Second - the GMS legacy, which has been kept alive by our Alumni Association through the efforts of those who have served as its leaders from the Association’s inception in 1983, until now, as we close the books. We owe a debt of gratitude to those individuals. None have worked harder than Herb and JoAnn Pearis. Thank You - to all.
The Osteopathic School has been a welcoming and gracious host for all GMS Alumni Association events from the beginning. A special thank you to Dr. James Nemitz, President of the WVSOM, and his team, and to all the past WVSOM administrations. During this, our final reunion, our ceremonial activities have been graced by Jim and his lovely wife, Nancy. We all note and appreciate their personal attention. 
This GMSAA/WVSOM relationship has been mutually beneficial. The GMS Alumni Association contributed to the construction of the WVSOM Alumni Conference Center, while the WVSOM hosts and is the custodian of the GMS Museum, located therein. The Osteopathic School will play a significant role in preserving the GMS legacy.  Through arrangements worked out by our President and his team, the Osteopathic School will share legacy responsibilities with the Greenbrier Valley Community Foundation, which is custodian of the GMS Scholarship fund, a responsibility that the GVCF will continue to manage into perpetuity. We alumni trust in these arrangements and commitments, by which the GMS legacy is secured.
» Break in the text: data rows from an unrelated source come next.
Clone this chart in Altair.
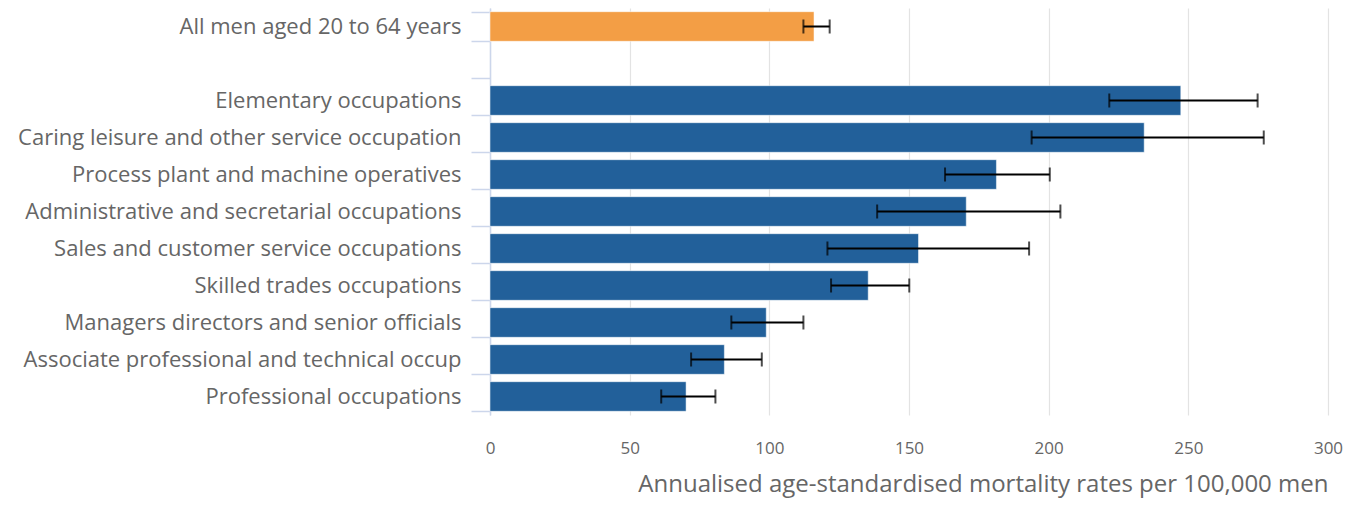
import altair as alt
import pandas as pd

categories = [
    "All men aged 20 to 64 years",
    " ",
    "Elementary occupations",
    "Caring leisure and other service occupation",
    "Process plant and machine operatives",
    "Administrative and secretarial occupations",
    "Sales and customer service occupations",
    "Skilled trades occupations",
    "Managers directors and senior officials",
    "Associate professional and technical occup",
    "Professional occupations",
]
groups = ["all", None] + ["occupation"] * 9
rates = [116.0, None, 247.3, 234.2, 181.3, 170.5, 153.4, 135.4, 98.9, 83.9, 70.2]
lower = [112.2, None, 221.7, 193.9, 162.9, 138.6, 120.8, 122.1, 86.4, 72.0, 61.3]
upper = [121.6, None, 274.8, 277.0, 200.4, 204.2, 193.0, 150.1, 112.2, 97.3, 80.7]
x_ticks = [0, 50, 100, 150, 200, 250, 300]
x_title = "Annualised age-standardised mortality rates per 100,000 men"

rows = [
    dict(category=c, group=g, rate=r, low=l, high=h)
    for c, g, r, l, h in zip(categories, groups, rates, lower, upper)
    if r is not None
]
df = pd.DataFrame(rows)

FONT = "Open Sans"

y_scale = alt.Scale(domain=categories, paddingInner=0.2, paddingOuter=0.1)
x_scale = alt.Scale(domain=[0, 300], nice=False)

x_axis = alt.Axis(
    values=x_ticks,
    title=x_title,
    titleAnchor="end",
    titleFont=FONT,
    titleFontSize=24,
    titleFontWeight="normal",
    titleColor="#666666",
    titlePadding=16,
    labelFont=FONT,
    labelFontSize=17,
    labelColor="#666666",
    labelPadding=25,
    labelFlush=False,
    domain=False,
    ticks=False,
    tickSize=0,
    grid=True,
    gridColor="#e3e3e3",
    gridWidth=1.2,
)
y_axis = alt.Axis(
    title=None,
    labelFont=FONT,
    labelFontSize=22,
    labelColor="#666666",
    labelLimit=470,
    labelPadding=10,
    domainColor="#ccd6eb",
    domainWidth=1.5,
    tickColor="#ccd6eb",
    tickWidth=1.5,
    tickSize=19,
    tickBand="extent",
    grid=False,
)

base = alt.Chart(df)

bars = base.mark_bar(stroke="white", strokeWidth=1, strokeOpacity=0.5).encode(
    x=alt.X("rate:Q", scale=x_scale, axis=x_axis),
    y=alt.Y("category:N", scale=y_scale, axis=y_axis),
    color=alt.Color(
        "group:N",
        scale=alt.Scale(domain=["all", "occupation"], range=["#F39E45", "#22609A"]),
        legend=None,
    ),
)

err = base.mark_rule(color="black", strokeWidth=2).encode(
    x=alt.X("low:Q", scale=x_scale, axis=x_axis),
    x2="high:Q",
    y=alt.Y("category:N", scale=y_scale, axis=y_axis),
)
cap_low = base.mark_tick(color="black", thickness=2, size=14).encode(
    x=alt.X("low:Q", scale=x_scale, axis=x_axis),
    y=alt.Y("category:N", scale=y_scale, axis=y_axis),
)
cap_high = base.mark_tick(color="black", thickness=2, size=14).encode(
    x=alt.X("high:Q", scale=x_scale, axis=x_axis),
    y=alt.Y("category:N", scale=y_scale, axis=y_axis),
)

chart = (
    alt.layer(bars, err, cap_low, cap_high)
    .properties(
        width=838,
        height=407,
        autosize=alt.AutoSizeParams(type="none"),
        padding={"left": 482, "top": 0, "right": 15, "bottom": 85},
    )
    .configure_view(stroke=None)
)

chart.save("out.html", embed_options={"renderer": "svg", "actions": False})
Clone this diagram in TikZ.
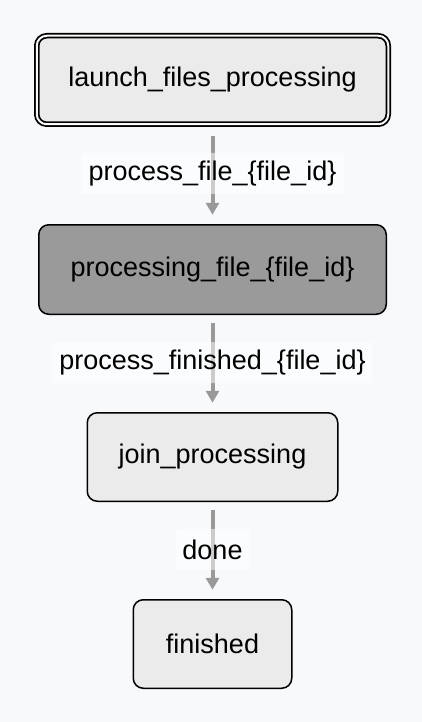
\documentclass[tikz,border=0pt]{standalone}
\usepackage{fontspec}
\setmainfont{Liberation Sans}
\usetikzlibrary{arrows.meta}
\definecolor{pagebg}{HTML}{F8F9FB}
\definecolor{boxfill}{HTML}{EBEBEB}
\definecolor{activefill}{HTML}{9A9A9A}
\definecolor{arrowgray}{HTML}{999999}
\begin{document}
\begin{tikzpicture}[x=1pt,y=-1pt,
  state/.style={draw=black,line width=1.5pt,fill=boxfill,rounded corners=10pt,outer sep=0pt,inner sep=0pt,font=\fontsize{27}{32}\selectfont},
  trans/.style={draw=arrowgray,line width=4pt,-{Triangle[width=13pt,length=12pt]},shorten <=9pt,shorten >=10pt},
  tlabel/.style={fill=white,fill opacity=0.5,text opacity=1,text=black,inner xsep=7pt,inner ysep=0pt,minimum height=41pt,rounded corners=2pt,yshift=1pt,font=\fontsize{27}{32}\selectfont}]
\fill[pagebg] (0,0) rectangle (422,722);
\node[state,line width=1.75pt,double=pagebg,double distance=2pt,minimum width=351.5pt,minimum height=88.5pt] (launch) at (212.5,80){launch\_files\_processing};
\node[state,fill=activefill,minimum width=347.5pt,minimum height=89.5pt] (proc) at (212.5,269.5){processing\_file\_\{file\_id\}};
\node[state,minimum width=250.5pt,minimum height=88.5pt] (join) at (212.5,457){join\_processing};
\node[state,minimum width=158.5pt,minimum height=88.5pt] (fin) at (212.5,644){finished};
\draw[trans,shorten <=12pt] (launch) -- node[tlabel] (lproc) {process\_file\_\{file\_id\}} (proc);
\draw[trans] (proc) -- node[tlabel] (lfin) {process\_finished\_\{file\_id\}} (join);
\draw[trans] (join) -- node[tlabel] (ldone) {done} (fin);
\end{tikzpicture}
\end{document}
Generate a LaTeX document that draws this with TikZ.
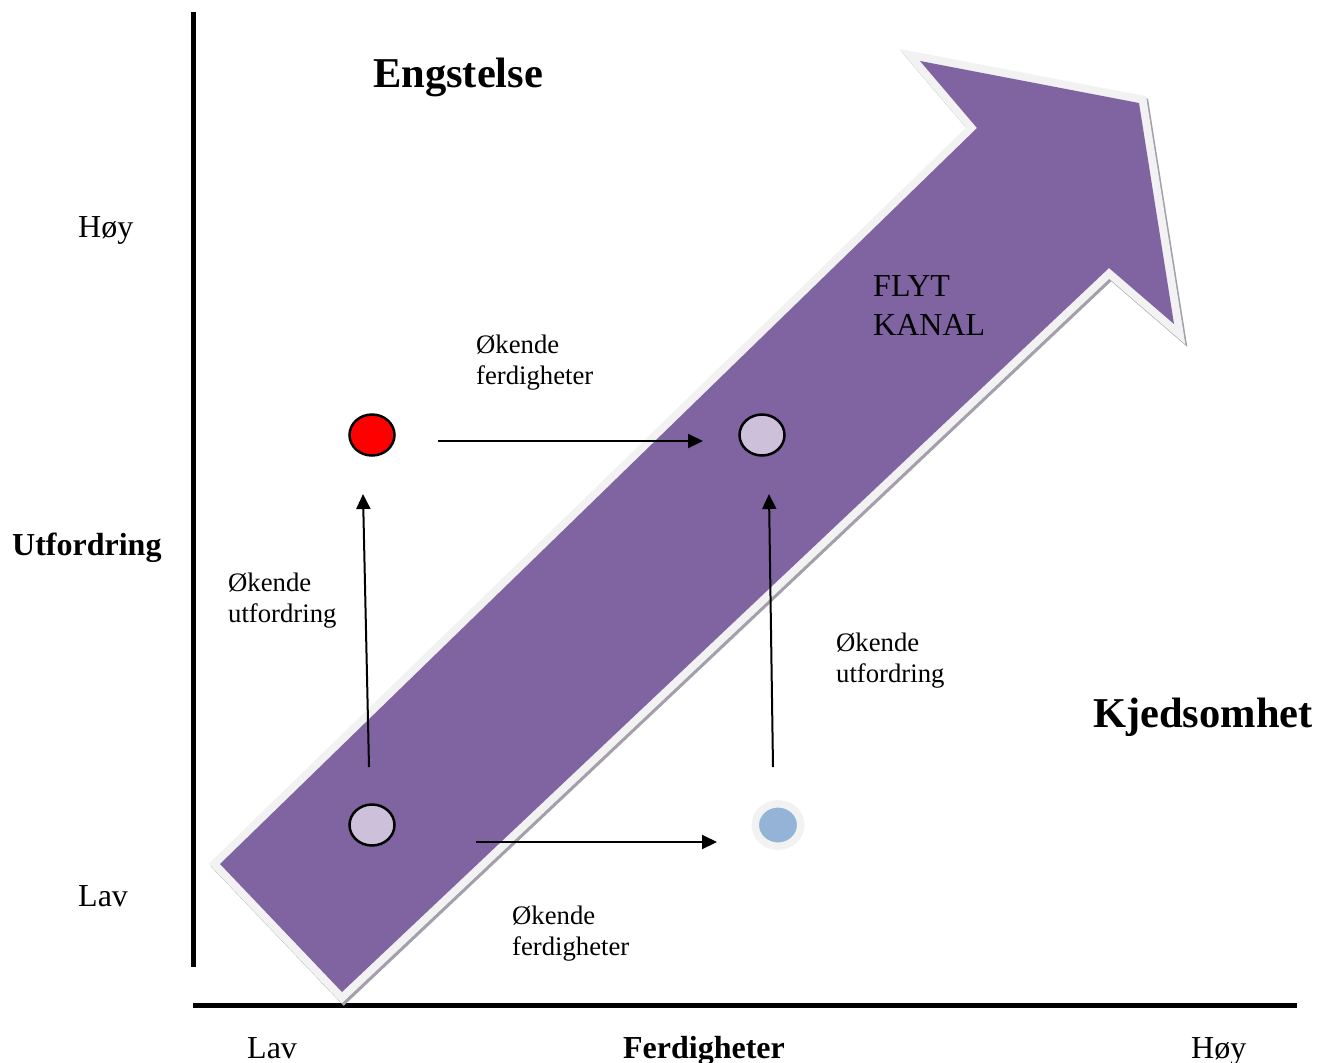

As for the future—well, life is mortal. Yet, here again, the Greenbrier experience has prepared us, through its faith-based education, to take comfort in God’s simple but powerful promise, as set forth in John 3:16:
“For God so loved the world that he gave is only begotten Son, that whosoever believeth in him should not perish, but have ever lasting life.”
That is our guiding light into the future. So, as we share this evening—the laughter, the memories, the dance—let us also look forward to that greater reunion, where the Corps will once again form ranks, and no one will be missing.
Thank you, gentlemen and ladies—and may God bless the Greenbrier Family, Forever.